AMD RDNA 2 GPUs Have Much Better Memory Latency Versus NVIDIA’s Ampere GPU Architecture
The memory latency performance of AMD's RDNA 2 & NVIDIA's Ampere GPU architectures has been tested by Chips and Cheese. The tech outlet decided to test out the GPU memory latency performance of the latest GPU architectures from team red and team green & found out some interesting results.
AMD's RDNA 2 GPUs Feature Superior Memory Latency Performance Compared To NVIDIA's Ampere GPU Architecture
On the CPU side, measuring cache and latency performance has become a crucial pointer with the ever-increasing use of multi-chiplet dies and several IO chips onboard the same die and in recent instances, off-die too (AMD Zen chiplets). GPUs are also composed of several cache hierarchies that fill in the gaps between compute and memory performance and the source used OpenCL-based pointer chasing benchmarks to measure cache and memory latency performance on current-gen of GPUs such as the NVIDIA Ampere and AMD RDNA 2 architectures.
In the benchmarks, the AMD Radeon RX 6800 XT (RDNA 2 GPU) & the NVIDIA GeForce RTX 3090 (Ampere GPU) were positioned against each other. The cache and memory benchmark shows that AMD's RDNA 2 architecture fared far better than NVIDIA's Ampere GPU, delivering lower latency despite having to check two more levels of cache on the way to the memory. The use of Infinity cache only adds 20ns over L2 hit and is still faster than NVIDIA's Ampere.
The reason stated is that the NVIDIA Ampere-based GA102 GPU is simply a much larger GPU and while it uses a more conventional GPU memory subsystem with only two cache levels, it has to take a lot of cycles and results in over 100ns latency (L1 to L2). RDNA 2 on the other hand has a latency of just 66ns. Do note that the AMD Navi 21 GPU is much smaller & features a 4 MB L2 cache while the NVIDIA GA102 GPU features a 6 MB L2 cache for the whole chip. The NVIDIA A100 Ampere GPU for HPC features a massive 40 MB L2 cache.

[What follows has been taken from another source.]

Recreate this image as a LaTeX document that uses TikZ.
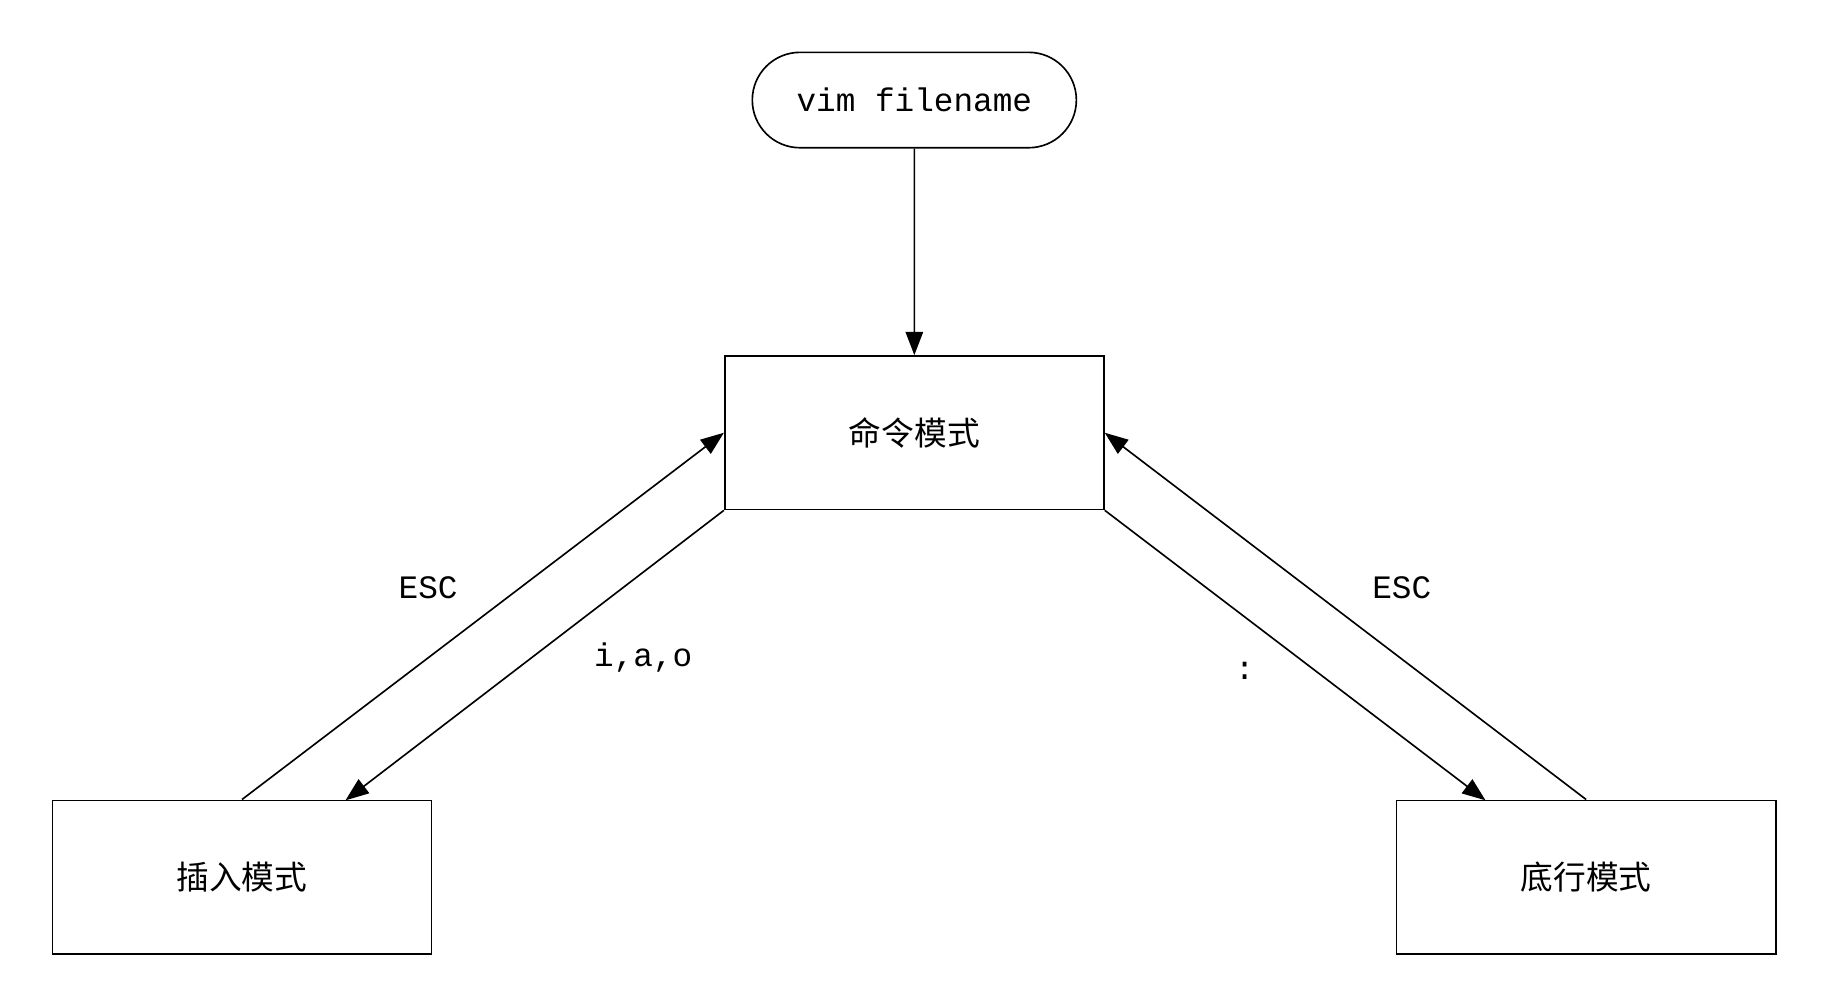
\documentclass[tikz,border=0pt]{standalone}
\usepackage{fontspec}
\setmonofont{Liberation Mono}
\newfontfamily\cjk{Noto Sans CJK SC}
\usetikzlibrary{positioning}
\usetikzlibrary{arrows.meta}
\usetikzlibrary{shapes.misc}
\begin{document}
\begin{tikzpicture}[
			state/.style={draw, rectangle, minimum width=3.26cm, minimum height=1.32cm, font=\cjk\fontsize{8}{10}\selectfont},
			start/.style={draw, rounded rectangle, minimum width=3.02cm, minimum height=0.82cm, font=\ttfamily\fontsize{8}{10}\selectfont},
			lbl/.style={font=\ttfamily\fontsize{8}{10}\selectfont},
			arrow/.style={-{Triangle[length=0.2cm,width=0.15cm]}}
			]
			\useasboundingbox (0,0) rectangle (15.68,-8.6);
			% Nodes
			\node[start] (open) at (7.86,-0.86) {vim filename};
			\node[state] (command) at (7.86,-3.72) {命令模式};
			\node[state] (insert) at (2.08,-7.54) {插入模式};
			\node[state] (lastline) at (13.635,-7.54) {底行模式};
			\coordinate (insertin) at (2.97,-6.88);
			\coordinate (lastin) at (12.77,-6.88);
			
			% Arrows
			\draw[arrow] (open) -- (command);
			\draw[arrow] (insert.north) -- (command.west);
			\draw[arrow] (command.south west) -- (insertin);
			\draw[arrow] (command.south east) -- (lastin);
			\draw[arrow] (lastline.north) -- (command.east);
			
			% Labels
			\node[lbl] (esc1) at (3.68,-5.05) {ESC};
			\node[lbl] (iao) at (5.53,-5.65) {i,a,o};
			\node[lbl] (colon) at (10.7,-5.77) {:};
			\node[lbl] (esc2) at (12.05,-5.05) {ESC};
		\end{tikzpicture}
\end{document}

Following is a note on the performance from Chips and Cheese:
RDNA 2’s cache is fast and there’s a lot of it. Compared to Ampere, latency is low at all levels. Infinity Cache only adds about 20 ns over a L2 hit and has lower latency than Ampere’s L2. Amazingly, RDNA 2’s VRAM latency is about the same as Ampere’s, even though RDNA 2 is checking two more levels of cache on the way to memory.
In contrast, Nvidia sticks with a more conventional GPU memory subsystem with only two levels of cache and high L2 latency. Going from Ampere’s SM-private L1 to L2 takes over 100 ns. RDNA’s L2 is ~66 ns away from L0, even with a L1 cache between them. Getting around GA102’s massive die seems to take a lot of cycles.
This could explain AMD’s excellent performance at lower resolutions. RDNA 2’s low latency L2 and L3 caches may give it an advantage with smaller workloads, where occupancy is too low to hide latency. Nvidia’s Ampere chips in comparison require more parallelism to shine.
Compared to older Pascal and Maxwell chips, the Ampere architecture has led to highly improved latency speeds on much larger GPUs. AMD on the other hand has shown some impressive gains vs older GCN and VLIW architecture-based chips. These numbers are definitely going to be interesting for comparison once the new round of chiplet based GPUs hits the gaming segment in the coming years.